I think we’ve all been there: crush on the straight best friend >_>
“You know, I am curious where Gemma would fall on the sexuality spectrum now.”
I think I should save commenting on this until the end of the book! 😉
“I guess I’m just really stressed out over this off-shoring stuff,” I told her, flushing bright red. “And, you know, finding out I’m the only single one out of all of us now…”
Sarah was looking right at my cheeks. For a second I expected her to tell me exactly what I could see she was thinking—that it was bullshit—but she just swallowed and forced a laugh. “God, would you listen to me?” she said with false cheer. “Of course you are. I’m sorry for being so emo! I can blame this on pregnancy hormones, right?”
Uuhm..Did Sarah,really buy all that? Or is she acting like she believed her? She almost always knows when Gemma lies and she did notice the blush! Hmmm
Anyway, i kind of expect Gemm to stumble upon the Tinder profile of a friend or coworker of hers and be like “Is SHE gay,too? :O” heh
I’m wondering if she’ll find Natalie on there 😛
“Uuhm..Did Sarah,really buy all that? Or is she acting like she believed her? She almost always knows when Gemma lies and she did notice the blush! Hmmm”

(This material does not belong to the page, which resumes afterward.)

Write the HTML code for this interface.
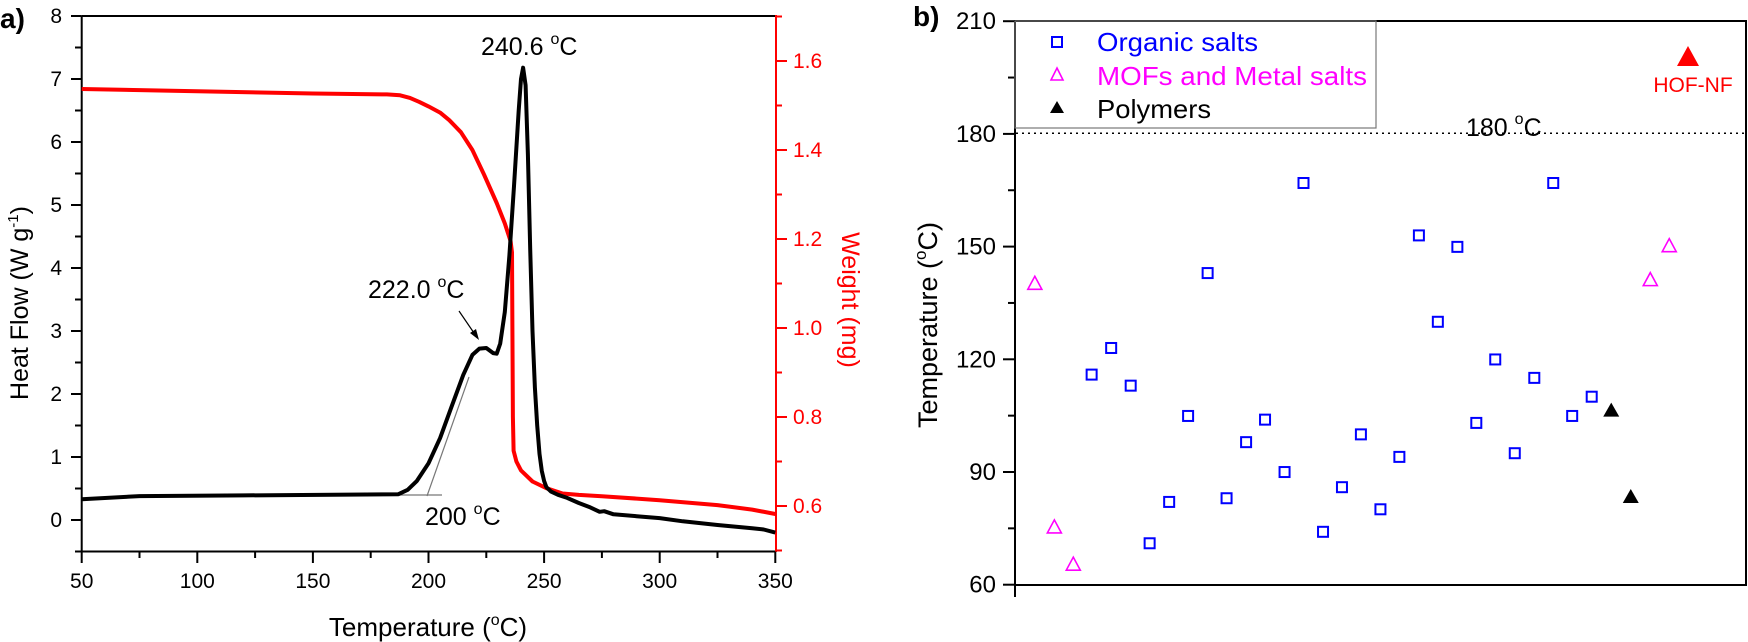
<!DOCTYPE html>
<html><head><meta charset="utf-8"><style>
html,body{margin:0;padding:0;background:#fff;}
svg{display:block;font-family:"Liberation Sans",Arial,sans-serif;}
</style></head><body>
<svg id="s" width="1748" height="642" viewBox="0 0 1748 642" xmlns="http://www.w3.org/2000/svg">
<!-- Chart a -->
<text x="0" y="28" font-size="28" font-weight="bold">a)</text>
<g stroke="#000" stroke-width="2" fill="none">
<line x1="81.7" y1="16" x2="776" y2="16"/>
<line x1="81.7" y1="16" x2="81.7" y2="551.5"/>
<line x1="81.7" y1="551.5" x2="776" y2="551.5"/>
</g>
<line x1="776" y1="15" x2="776" y2="552" stroke="#f00" stroke-width="2"/>
<g id="aticks" stroke="#000" stroke-width="2"></g>
<g id="rticks" stroke="#f00" stroke-width="2"></g>
<g font-size="21" text-anchor="end" id="alab"></g>
<g font-size="21" text-anchor="middle" id="xlab"></g>
<g font-size="21" fill="#f00" id="rlab"></g>
<text transform="translate(28,303) rotate(-90)" font-size="25" text-anchor="middle">Heat Flow (W g<tspan font-size="15" dy="-10">-1</tspan><tspan dy="10">)</tspan></text>
<text transform="translate(842,300) rotate(90)" font-size="25" text-anchor="middle" fill="#f00">Weight (mg)</text>
<text x="428" y="636" font-size="26" text-anchor="middle">Temperature (<tspan font-size="16" dy="-11">o</tspan><tspan dy="11">C)</tspan></text>
<!-- tangent lines -->
<g stroke="#777" stroke-width="1.2">
<line x1="398" y1="495" x2="442" y2="495"/>
<line x1="427" y1="496" x2="469" y2="377"/>
</g>
<polyline id="red" fill="none" stroke="#f00" stroke-width="4" stroke-linejoin="round"/>
<polyline id="blk" fill="none" stroke="#000" stroke-width="4" stroke-linejoin="round"/>
<text x="481" y="55" font-size="25">240.6 <tspan font-size="16" dy="-11">o</tspan><tspan dy="11">C</tspan></text>
<text x="368" y="298" font-size="25">222.0 <tspan font-size="16" dy="-11">o</tspan><tspan dy="11">C</tspan></text>
<line x1="459" y1="311" x2="474" y2="333" stroke="#000" stroke-width="1.2"/>
<polygon points="479,340 470,333 476,329" fill="#000"/>
<text x="425" y="525" font-size="25">200 <tspan font-size="16" dy="-11">o</tspan><tspan dy="11">C</tspan></text>

<!-- Chart b -->
<text x="913" y="26" font-size="28" font-weight="bold">b)</text>
<g stroke="#000" stroke-width="2" fill="none">
<rect x="1015" y="21" width="731" height="564"/>
<line x1="1015" y1="585" x2="1015" y2="597"/>
</g>
<g id="bticks" stroke="#000" stroke-width="2"></g>
<g font-size="24" text-anchor="end" id="blab"></g>
<text transform="translate(937,325) rotate(-90)" font-size="27" text-anchor="middle">Temperature (<tspan font-size="17" dy="-11">o</tspan><tspan dy="11">C)</tspan></text>
<line x1="1016" y1="133.3" x2="1745" y2="133.3" stroke="#000" stroke-width="1.5" stroke-dasharray="2,4"/>
<text x="1466" y="136" font-size="25">180 <tspan font-size="16" dy="-12">o</tspan><tspan dy="12">C</tspan></text>
<rect x="1015" y="21" width="361" height="107" fill="none" stroke="#777" stroke-width="1.2"/>
<rect x="1052" y="37" width="10" height="10" fill="none" stroke="#00f" stroke-width="2"/>
<polygon points="1057,68 1063,80 1051,80" fill="none" stroke="#f0f" stroke-width="1.6"/>
<polygon points="1057,101 1064,113 1050,113" fill="#000"/>
<text x="1097" y="51" font-size="26" fill="#00f" textLength="161" lengthAdjust="spacingAndGlyphs">Organic salts</text>
<text x="1097" y="85" font-size="26" fill="#f0f" textLength="270" lengthAdjust="spacingAndGlyphs">MOFs and Metal salts</text>
<text x="1097" y="118" font-size="26" fill="#000" textLength="114" lengthAdjust="spacingAndGlyphs">Polymers</text>
<polygon points="1688,46 1699,66 1677,66" fill="#f00"/>
<text x="1693" y="92" font-size="21" fill="#f00" text-anchor="middle">HOF-NF</text>
<g id="pts"></g>
</svg>
<script>
var NS="http://www.w3.org/2000/svg";
function el(p,t,a,txt){var e=document.createElementNS(NS,t);for(var k in a)e.setAttribute(k,a[k]);if(txt!=null)e.textContent=txt;document.getElementById(p).appendChild(e);return e;}
function X(t){return 81.7+(t-50)*2.312;}
function Y(h){return 520-63*h;}
function W(w){return 506-(w-0.6)*445;}
for(var h=-0.5;h<=8.01;h+=0.5){var y=Y(h);var maj=Math.abs(h-Math.round(h))<0.01;el("aticks","line",{x1:81.7,y1:y,x2:maj?71:75,y2:y});if(maj)el("alab","text",{x:62,y:y+7},String(Math.round(h)));}
for(var t=50;t<=350;t+=25){var x=X(t);var maj=t%50==0;el("aticks","line",{x1:x,y1:551.5,x2:x,y2:maj?563:558});if(maj)el("xlab","text",{x:x,y:588},String(t));}
for(var w=0.5;w<=1.701;w+=0.1){var y=W(w);var k=Math.round(w*10);var maj=k%2==0;el("rticks","line",{x1:776,y1:y,x2:maj?787:782,y2:y});if(maj)el("rlab","text",{x:793,y:y+7},(k/10).toFixed(1));}
var blk=[[50,0.33],[75,0.38],[120,0.39],[187,0.41],[191,0.48],[195,0.62],[200,0.9],[205,1.3],[210,1.8],[215,2.3],[219,2.62],[222,2.72],[225,2.73],[228,2.65],[229.5,2.64],[231,2.8],[233,3.3],[235,4.2],[237,5.3],[239,6.5],[240,7.0],[240.9,7.18],[242,6.9],[243,5.8],[244,4.3],[245,3.0],[246,2.1],[247,1.5],[248,1.05],[249,0.78],[250,0.62],[251,0.52],[253,0.45],[256,0.4],[260,0.35],[265,0.27],[270,0.2],[274,0.13],[276,0.14],[280,0.09],[290,0.06],[300,0.03],[310,-0.02],[325,-0.08],[340,-0.13],[345,-0.15],[350,-0.2]];
var red=[[50,1.537],[100,1.532],[150,1.527],[182,1.525],[187.7,1.523],[192,1.517],[196,1.508],[200,1.498],[205,1.484],[209,1.467],[214,1.44],[219,1.4],[224,1.345],[229.5,1.281],[233,1.235],[235.5,1.195],[236.1,1.17],[236.3,1.0],[236.5,0.8],[236.8,0.724],[238,0.7],[240,0.68],[245,0.655],[251,0.64],[258,0.628],[265,0.625],[275,0.622],[300,0.613],[325,0.602],[340,0.592],[350,0.582]];
document.getElementById("blk").setAttribute("points",blk.map(function(p){return X(p[0]).toFixed(1)+","+Y(p[1]).toFixed(1)}).join(" "));
document.getElementById("red").setAttribute("points",red.map(function(p){return X(p[0]).toFixed(1)+","+W(p[1]).toFixed(1)}).join(" "));
function BY(v){return 584.7-(v-60)*112.7/30;}
for(var v=60;v<=210;v+=15){var y=BY(v);var maj=v%30==0;el("bticks","line",{x1:1015,y1:y,x2:maj?1003:1008,y2:y});if(maj)el("blab","text",{x:996,y:y+8},String(v));}
function PX(p){return 820+p*0.5918;}function PY(p){return p*0.4094;}
var sq=[[459,915],[492,850],[525,942],[557,1327],[590,1226],[622,1016],[655,667],[687,1217],[720,1080],[752,1025],[785,1153],[817,447],[850,1299],[882,1190],[914,1061],[947,1244],[979,1116],[1012,575],[1044,786],[1077,603],[1109,1033],[1141,878],[1174,1107],[1207,923],[1239,447],[1271,1016],[1304,969]];
sq.forEach(function(p){var x=PX(p[0]),y=PY(p[1]);el("pts","rect",{x:x-5,y:y-5,width:10,height:10,fill:"none",stroke:"#00f","stroke-width":2});});
var mt=[[363,692],[396,1287],[428,1378],[1403,683],[1435,600]];
mt.forEach(function(p){var x=PX(p[0]),y=PY(p[1]);el("pts","polygon",{points:(x)+","+(y-7)+" "+(x+7)+","+(y+6)+" "+(x-7)+","+(y+6),fill:"none",stroke:"#f0f","stroke-width":1.6});});
var bt=[[1337,1003],[1370,1214]];
bt.forEach(function(p){var x=PX(p[0]),y=PY(p[1]);el("pts","polygon",{points:(x)+","+(y-8)+" "+(x+8)+","+(y+6)+" "+(x-8)+","+(y+6),fill:"#000"});});
</script>
</body></html>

Do you think Sarah believed her? What do you think I intended you to think about how Sarah reacted?
/Lit teacher
Ewww. FRIENDS DON’T LET FRIENDS POST PICTURES OF THEM WITH CATS SLEEPING ON THEM FOR TINDER. They definitely don’t *do* the picking of said picture.
I was so close to listing my ten rules for tinder pictures but have decided to save it for my best selling novel: ‘How to train donkeys, win girls and trash the patriarchy’.
This chapter kind of broke my heart (and not in the bad tinder picture kinda way). I feel for Gem, of course I do, but I feel for Sarah. She is pregnant, she is having to del with crazy hormones and a BFF who suddenly is weirding out. We ask pregger girls to apologise for their behaviour a lot and I call bullshit. They are miracles simply for being able to function like they do with all that shit going on in their bodies. Poor Sarah. All this crazy stuff happening to her and she’s trying desperately to be there for Gemma, to cling to the normality of like. . . but it’s all changing.